The guards were aghast at the idea of losing the right to collectively bargain for workplace issues, like how grievances are handled. "Working in prison, there's a lot of ways you can get in trouble," said one guard, Scott Kinnard, as when "inmates make accusations." He says Walker's plan will leave guards with "no protections."
"Our employer is going to be able to do whatever they want and we'll have convicted felons to worry about, too," he said. "We're going to get it from both ends."
I asked the guards if they thought the Wisconsin National Guard might be able to do their jobs, as Walker has suggested, should they strike in protest. "They'd be able to come in and lock the place down," said Kinnard. "But to do our daily jobs, not a chance." He said inmates would immediately recognize and exploit inexperience.
Another guard chimed in on what would happen should inmates find themselves guarded by the National Guard: "They're going to riot."
I spoke to two men who had especially "out there" signs, both the brainchild of one of them, Charles Simonsen, a member of the International Workers of the World in Milwaukee.
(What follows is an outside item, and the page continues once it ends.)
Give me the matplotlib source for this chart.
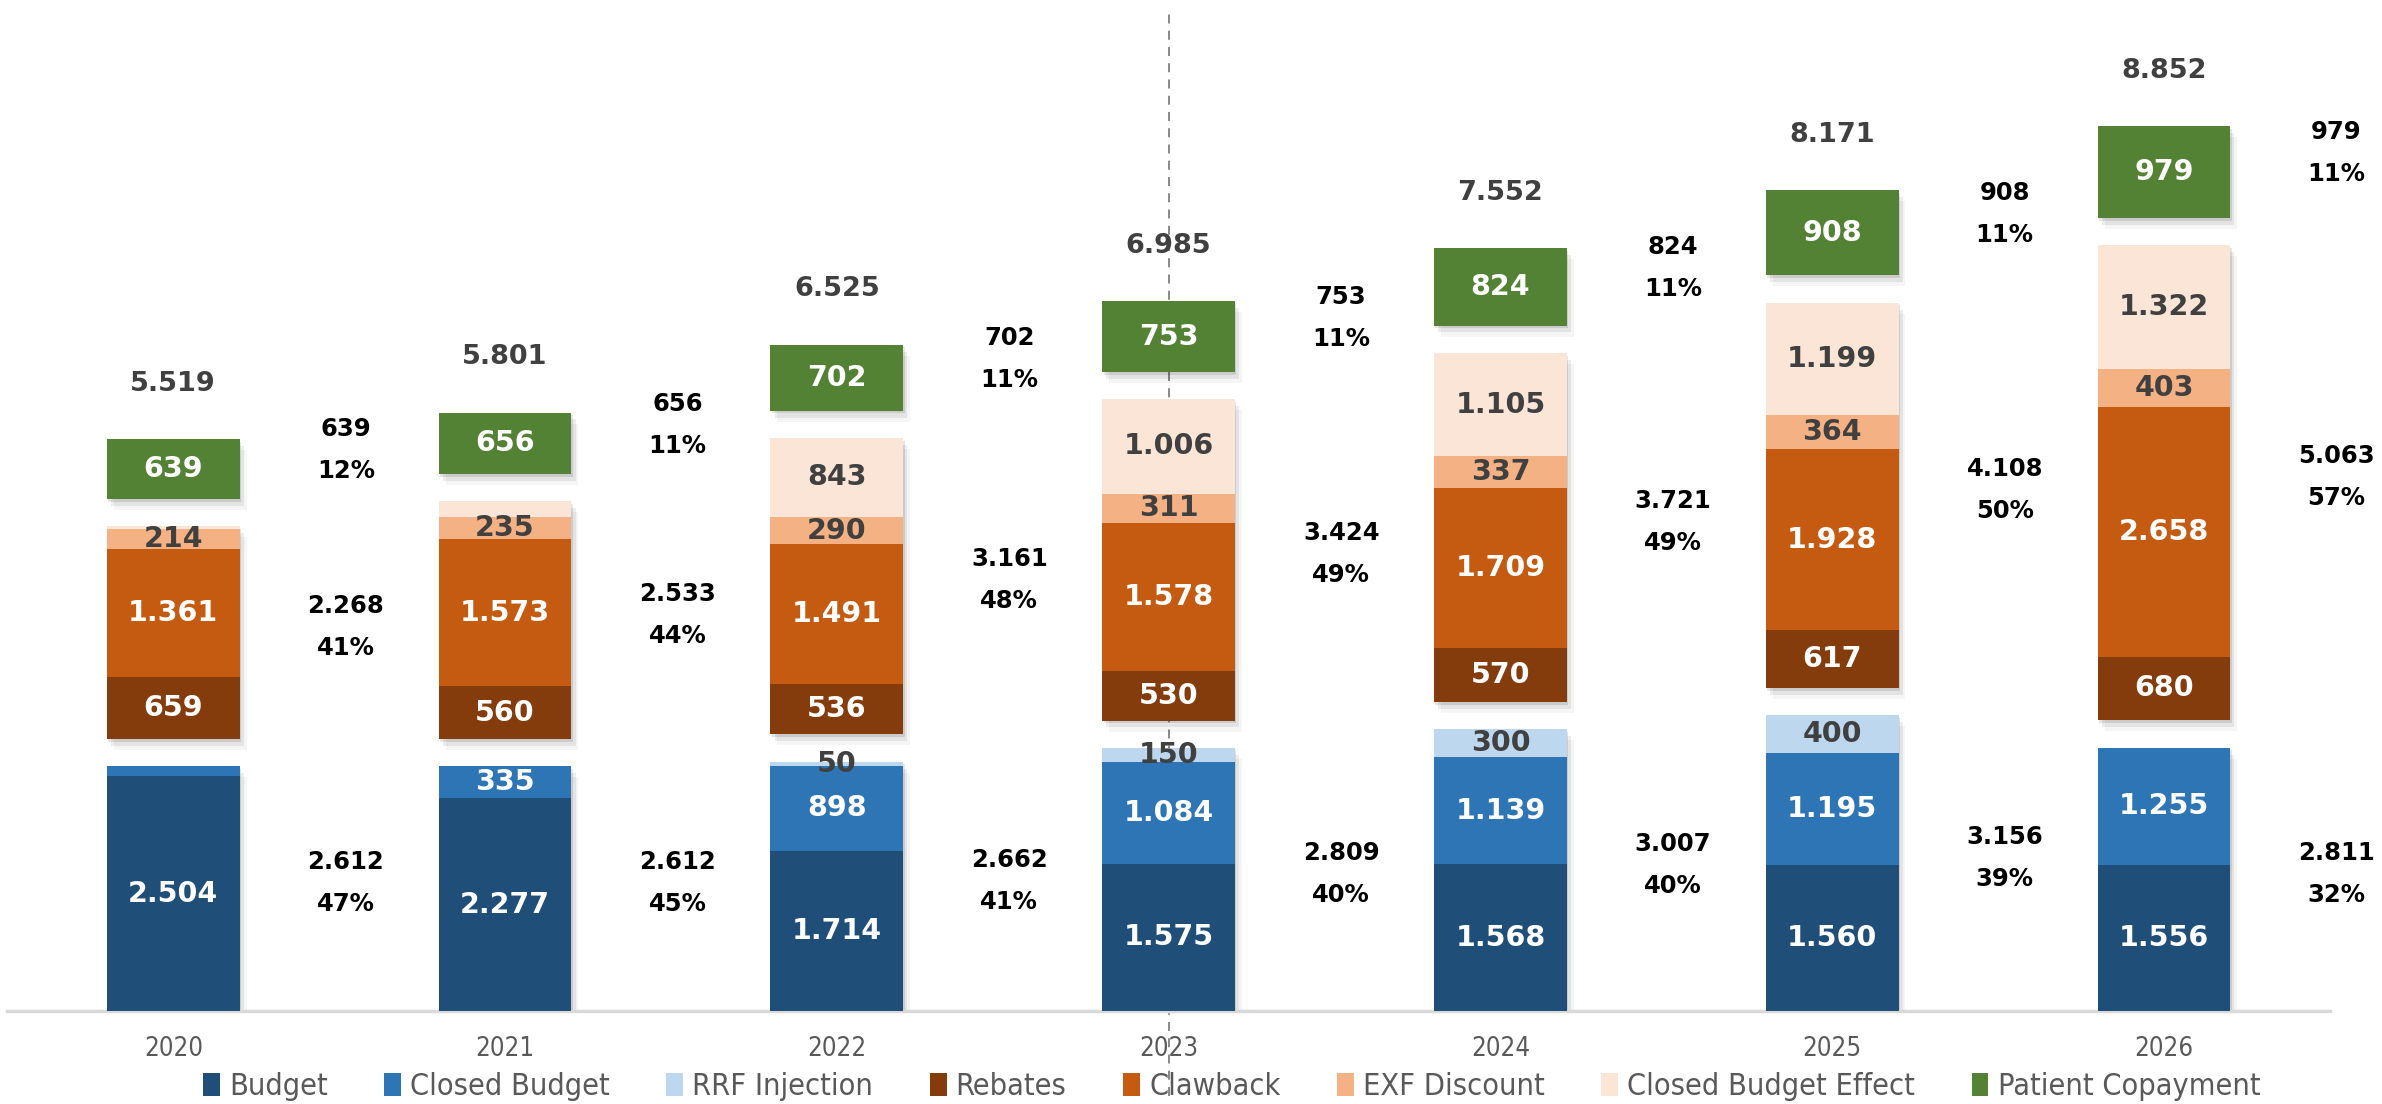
import matplotlib
matplotlib.use('Agg')
import matplotlib.pyplot as plt
import matplotlib.patheffects as pe
from matplotlib.patches import Patch
from matplotlib.font_manager import FontProperties
import numpy as np

# data (thousands separator is '.')
years = ['2020', '2021', '2022', '2023', '2024', '2025', '2026']
budget = [2504, 2277, 1714, 1575, 1568, 1560, 1556]
closed_budget = [108, 335, 898, 1084, 1139, 1195, 1255]
rrf_injection = [0, 0, 50, 150, 300, 400, 0]
rebates = [659, 560, 536, 530, 570, 617, 680]
clawback = [1361, 1573, 1491, 1578, 1709, 1928, 2658]
exf_discount = [214, 235, 290, 311, 337, 364, 403]
closed_budget_effect = [34, 165, 843, 1006, 1105, 1199, 1322]
patient_copayment = [639, 656, 702, 753, 824, 908, 979]

group1_total = [2612, 2612, 2662, 2809, 3007, 3156, 2811]
group2_total = [2268, 2533, 3161, 3424, 3721, 4108, 5063]
grand_total = [5519, 5801, 6525, 6985, 7552, 8171, 8852]

GAP = 290  # empty space between the three blocks of each bar

series = [
    ('Budget', budget, '#1F4E79', 'white', 1),
    ('Closed Budget', closed_budget, '#2E75B6', 'white', 1),
    ('RRF Injection', rrf_injection, '#BDD7EE', '#404040', 1),
    ('Rebates', rebates, '#843C0C', 'white', 2),
    ('Clawback', clawback, '#C55A11', 'white', 2),
    ('EXF Discount', exf_discount, '#F4B183', '#404040', 2),
    ('Closed Budget Effect', closed_budget_effect, '#FBE5D6', '#404040', 2),
    ('Patient Copayment', patient_copayment, '#548235', 'white', 3),
]
# segments whose value label is not shown in the original
hidden = {('Closed Budget', 0), ('Closed Budget Effect', 0), ('Closed Budget Effect', 1)}


def fmt(v):
    return f'{v:,}'.replace(',', '.')


NUM_FONT = ['DejaVu Sans']
narrow = FontProperties(family=['DejaVu Sans'], stretch='condensed', size=18.5)

fig = plt.figure(figsize=(23.82, 11.04), dpi=100)
ax = fig.add_axes([0.0031, 0.0839, 0.975, 0.9161])

x = np.arange(len(years))
width = 0.4

g1_top = np.array(budget) + np.array(closed_budget) + np.array(rrf_injection)
g2_base = g1_top + GAP
g2_top = g2_base + np.array(rebates) + np.array(clawback) + np.array(exf_discount) + np.array(closed_budget_effect)
g3_base = g2_top + GAP
g3_top = g3_base + np.array(patient_copayment)

bases = {1: np.zeros(len(years)), 2: g2_base.astype(float), 3: g3_base.astype(float)}
block_bottom = {1: np.zeros(len(years)), 2: g2_base, 3: g3_base}
block_top = {1: g1_top, 2: g2_top, 3: g3_top}

# soft drop shadow for each block
shadow = [pe.SimplePatchShadow(offset=(1, -2), shadow_rgbFace='black', alpha=0.10),
          pe.SimplePatchShadow(offset=(3, -5), shadow_rgbFace='black', alpha=0.07),
          pe.SimplePatchShadow(offset=(5, -8), shadow_rgbFace='black', alpha=0.04),
          pe.Normal()]
for b in (1, 2, 3):
    bars = ax.bar(x, block_top[b] - block_bottom[b], width, bottom=block_bottom[b],
                  color='white', linewidth=0, zorder=2)
    for p in bars:
        p.set_path_effects(shadow)

for name, vals, color, tcolor, blk in series:
    vals = np.array(vals)
    bottom = bases[blk].copy()
    ax.bar(x, vals, width, bottom=bottom, color=color, linewidth=0, zorder=3, label=name)
    for i, v in enumerate(vals):
        if v <= 0 or (name, i) in hidden:
            continue
        ax.text(x[i], bottom[i] + v / 2, fmt(v), ha='center', va='center',
                color=tcolor, fontsize=20.5, fontweight='bold', family=NUM_FONT, zorder=5)
    bases[blk] = bottom + vals

# block totals and shares to the right of each bar
for i in range(len(years)):
    tot = grand_total[i]
    for val, y in ((group1_total[i], (0 + g1_top[i]) / 2 + 60),
                   (group2_total[i], (g2_base[i] + g2_top[i]) / 2 + 60),
                   (patient_copayment[i], (g3_base[i] + g3_top[i]) / 2 + 200)):
        ax.text(x[i] + 0.52, y, f'{fmt(val)}\n{round(100 * val / tot)}%', ha='center', va='center',
                fontsize=17.5, fontweight='bold', family=NUM_FONT, color='black',
                linespacing=1.95, zorder=5)
    ax.text(x[i], g3_top[i] + 590, fmt(tot), ha='center', va='center', fontsize=19.5,
            fontweight='bold', family=NUM_FONT, color='#404040', zorder=5)

ax.axvline(3, ymin=-0.084, ymax=0.99, clip_on=False, color='#7F7F7F',
           linestyle=(0, (5, 4)), linewidth=1.3, zorder=1)

ax.set_xlim(-0.5, 6.5)
ax.set_ylim(0, 10777)
ax.set_xticks(x)
ax.set_xticklabels(years, color='#595959', fontproperties=narrow)
ax.tick_params(axis='x', length=0, pad=18)
ax.set_yticks([])
for s in ('top', 'right', 'left'):
    ax.spines[s].set_visible(False)
ax.spines['bottom'].set_color('#D9D9D9')
ax.spines['bottom'].set_linewidth(2.5)

handles = [Patch(facecolor=c, edgecolor='none') for _, _, c, _, _ in series]
labels = [n for n, _, _, _, _ in series]
leg_font = FontProperties(family=['DejaVu Sans'], stretch='condensed', size=22)
fig.legend(handles, labels, loc='center', bbox_to_anchor=(0.517, 0.016), ncol=8,
           frameon=False, handlelength=0.55, handleheight=0.8, handletextpad=0.3,
           columnspacing=1.85, labelcolor='#595959', prop=leg_font)

fig.savefig('out.png', dpi=100)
One sign had the beaming image of Justin Bieber, declaring "Hell No!" The other used a South Park caricature of Walker with the words, "Scott, He's a Dick!"
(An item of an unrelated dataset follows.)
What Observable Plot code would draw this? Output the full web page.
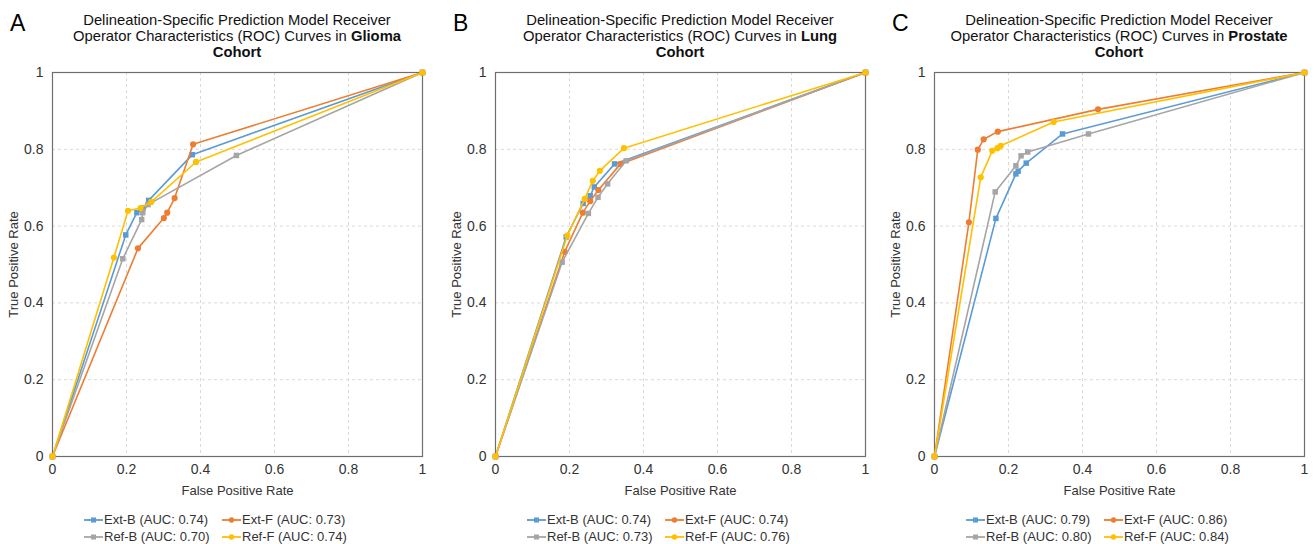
<!DOCTYPE html>
<html>
<head>
<meta charset="utf-8">
<script src="https://cdn.jsdelivr.net/npm/d3@7"></script>
<script src="https://cdn.jsdelivr.net/npm/@observablehq/plot@0.6"></script>
<style>
  html, body { margin: 0; padding: 0; background: #fff; }
  body { width: 1314px; height: 544px; position: relative; overflow: hidden;
         font-family: "Liberation Sans", Arial, sans-serif; }
  .panel { position: absolute; top: 0; width: 438px; height: 544px; }
  .letter { position: absolute; left: 10px; top: 10px; font-size: 23px; color: #000; }
  .title { position: absolute; left: 32px; width: 410px; top: 12px; text-align: center;
           font-size: 14.8px; line-height: 16px; color: #111; }
  .plotwrap { position: absolute; left: 0; top: 60px; }
  .plotwrap svg g[aria-label="x-axis label"] text,
  .plotwrap svg g[aria-label="y-axis label"] text,
  .plotwrap svg g[aria-label="x-axis label"],
  .plotwrap svg g[aria-label="y-axis label"] { font-size: 13px; }
  .legend { position: absolute; left: 84px; top: 511px; display: grid;
            grid-template-columns: 138px 150px; row-gap: 0px; font-size: 13px; color: #333; }
  .item { display: flex; align-items: center; height: 17px; white-space: nowrap; }
  .item svg { margin-right: 1px; }
</style>
</head>
<body>
<script>
// ---- data ----
const tickValues = [0, 0.2, 0.4, 0.6, 0.8, 1];
const seriesNames = ["Ext-B", "Ext-F", "Ref-B", "Ref-F"];
const seriesColors = ["#5B9BD5", "#ED7D31", "#A5A5A5", "#FFC000"];
const seriesSymbols = ["square", "circle", "square", "circle"];

// Glioma (FPR, TPR)
const gliomaExtB = [[0,0],[0.198,0.577],[0.228,0.635],[0.245,0.647],[0.260,0.667],[0.378,0.786],[1,1]];
const gliomaExtF = [[0,0],[0.231,0.542],[0.301,0.621],[0.310,0.635],[0.330,0.673],[0.380,0.813],[1,1]];
const gliomaRefB = [[0,0],[0.190,0.515],[0.241,0.617],[0.244,0.635],[0.258,0.656],[0.497,0.784],[1,1]];
const gliomaRefF = [[0,0],[0.166,0.518],[0.204,0.640],[0.238,0.647],[0.267,0.663],[0.388,0.767],[1,1]];
const gliomaAUC = ["0.74", "0.73", "0.70", "0.74"];

// Lung
const lungExtB = [[0,0],[0.191,0.572],[0.237,0.659],[0.256,0.679],[0.267,0.702],[0.322,0.762],[1,1]];
const lungExtF = [[0,0],[0.187,0.533],[0.236,0.635],[0.256,0.665],[0.278,0.694],[0.338,0.762],[1,1]];
const lungRefB = [[0,0],[0.180,0.506],[0.251,0.633],[0.277,0.675],[0.303,0.710],[0.353,0.770],[1,1]];
const lungRefF = [[0,0],[0.194,0.575],[0.241,0.671],[0.263,0.718],[0.282,0.744],[0.347,0.803],[1,1]];
const lungAUC = ["0.74", "0.74", "0.73", "0.76"];

// Prostate
const prostateExtB = [[0,0],[0.166,0.620],[0.220,0.736],[0.226,0.743],[0.248,0.764],[0.346,0.840],[1,1]];
const prostateExtF = [[0,0],[0.093,0.610],[0.117,0.799],[0.133,0.826],[0.171,0.846],[0.442,0.904],[1,1]];
const prostateRefB = [[0,0],[0.164,0.689],[0.220,0.757],[0.234,0.783],[0.252,0.793],[0.416,0.840],[1,1]];
const prostateRefF = [[0,0],[0.125,0.727],[0.156,0.796],[0.170,0.803],[0.179,0.809],[0.322,0.871],[1,1]];
const prostateAUC = ["0.79", "0.86", "0.80", "0.84"];

const panels = [
  {letter: "A", cohort: "Glioma", left: 0, series: [gliomaExtB, gliomaExtF, gliomaRefB, gliomaRefF], auc: gliomaAUC},
  {letter: "B", cohort: "Lung", left: 443, series: [lungExtB, lungExtF, lungRefB, lungRefF], auc: lungAUC},
  {letter: "C", cohort: "Prostate", left: 882, series: [prostateExtB, prostateExtF, prostateRefB, prostateRefF], auc: prostateAUC}
];

const fmt = d => String(+d.toFixed(1));

function makePlot(series) {
  const marks = [
    Plot.gridX(tickValues.slice(1, -1), {stroke: "#d9d9d9", strokeOpacity: 1, strokeDasharray: "3,3"}),
    Plot.gridY(tickValues.slice(1, -1), {stroke: "#d9d9d9", strokeOpacity: 1, strokeDasharray: "3,3"}),
    Plot.frame({stroke: "#6e6e6e", strokeWidth: 1.2})
  ];
  series.forEach((pts, i) => {
    const rows = pts.map(([fpr, tpr]) => ({fpr, tpr}));
    marks.push(Plot.line(rows, {x: "fpr", y: "tpr", stroke: seriesColors[i], strokeWidth: 1.6}));
    marks.push(Plot.dot(rows, {x: "fpr", y: "tpr", fill: seriesColors[i], stroke: "none",
                               symbol: seriesSymbols[i], r: 3.1}));
  });
  return Plot.plot({
    width: 438, height: 440,
    marginLeft: 52, marginRight: 16, marginTop: 12, marginBottom: 44,
    style: {fontFamily: "'Liberation Sans', Arial, sans-serif", fontSize: "14px", color: "#333", background: "transparent", overflow: "visible"},
    x: {domain: [0, 1], ticks: tickValues, tickFormat: fmt, tickSize: 0, tickPadding: 8,
        label: "False Positive Rate", labelAnchor: "center", labelArrow: "none", labelOffset: 38},
    y: {domain: [0, 1], ticks: tickValues, tickFormat: fmt, tickSize: 0, tickPadding: 9,
        label: "True Positive Rate", labelAnchor: "center", labelArrow: "none", labelOffset: 44},
    marks
  });
}

function legendIcon(i) {
  const ns = "http://www.w3.org/2000/svg";
  const svg = document.createElementNS(ns, "svg");
  svg.setAttribute("width", 19); svg.setAttribute("height", 10);
  const line = document.createElementNS(ns, "line");
  line.setAttribute("x1", 0); line.setAttribute("x2", 19);
  line.setAttribute("y1", 5); line.setAttribute("y2", 5);
  line.setAttribute("stroke", seriesColors[i]); line.setAttribute("stroke-width", 1.8);
  svg.appendChild(line);
  let m;
  if (seriesSymbols[i] === "square") {
    m = document.createElementNS(ns, "rect");
    m.setAttribute("x", 7); m.setAttribute("y", 2.5); m.setAttribute("width", 5); m.setAttribute("height", 5);
  } else {
    m = document.createElementNS(ns, "circle");
    m.setAttribute("cx", 9.5); m.setAttribute("cy", 5); m.setAttribute("r", 2.7);
  }
  m.setAttribute("fill", seriesColors[i]);
  svg.appendChild(m);
  return svg;
}

for (const p of panels) {
  const div = document.createElement("div");
  div.className = "panel";
  div.style.left = p.left + "px";

  const letter = document.createElement("div");
  letter.className = "letter"; letter.textContent = p.letter;
  div.appendChild(letter);

  const title = document.createElement("div");
  title.className = "title";
  title.innerHTML = "Delineation-Specific Prediction Model Receiver<br>Operator Characteristics (ROC) Curves in <b>" +
    p.cohort + "</b><br><b>Cohort</b>";
  div.appendChild(title);

  const wrap = document.createElement("div");
  wrap.className = "plotwrap";
  wrap.appendChild(makePlot(p.series));
  div.appendChild(wrap);

  const legend = document.createElement("div");
  legend.className = "legend";
  seriesNames.forEach((name, i) => {
    const item = document.createElement("div");
    item.className = "item";
    item.appendChild(legendIcon(i));
    const span = document.createElement("span");
    span.textContent = name + " (AUC: " + p.auc[i] + ")";
    item.appendChild(span);
    legend.appendChild(item);
  });
  div.appendChild(legend);

  document.body.appendChild(div);
}
</script>
</body>
</html>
"I'm going for the youth demographic," Simonsen said.
Just then the loudspeakers played "Living on a Prayer," and the crowd enthusiastically joined in. "Could Bon Jovi have ever imagined this?" I wrote in my notes. A moment later, a man with a thick foreign accent asked me if I knew the name of the song that had just played and had me write it down for him, presumably so he can obtain it for his own collection. I imagined him cranking up the Victrola, fist thrusting in air.
I spoke with a couple from Stoughton -- Mike Hansen and Linda LaPorte. Hansen, a member of United Steel Workers Local 904, in Sun Prairie, was especially irate.
"This is just the beginning," he said of Walker. "He's going to go after everybody." LaPorte was appalled that Walker launched his attack without ever attempting negotiations with the union: "He could have gone to the bargaining table."
It was a sentiment shared by Patty Fuhrman of Reedsburg, a school secretary who belongs to an arm of the Wisconsin Federation of Teachers. "Scott Walker needs to come to the table," she scolded. "This is not the way to handle this. We would have made concessions if we were asked, but we weren't."
Making my way back down the steps, I spoke to Art Hackett, formerly of Wisconsin Public Television, who was there as an observer. He made an interesting observation: "This is easily the most broad-based demonstration of its kind I've ever seen." All unionists were represented, and all were united.
That point was also driven home by an off-the-record conversation I had with some of the law enforcement officers policing the event. They made it known their sympathies were with the protesters and not the governor.
Indeed, they noted proudly, some of their colleagues were in attendance.
I've written some discouraging words about the limitations of protests. And of course, if that's all there is -- people gathered to publicly reinforce what they collectively believe, with signs and chants -- Walker and the Republicans have nothing to fear.
But it was impossible to be at Tuesday's rally and think that was all there is, or all there will be. It wasn't an event so much as an omen, resonant with the enmity that Scott Walker has caused. And that absolutely is something he and the Republicans should fear.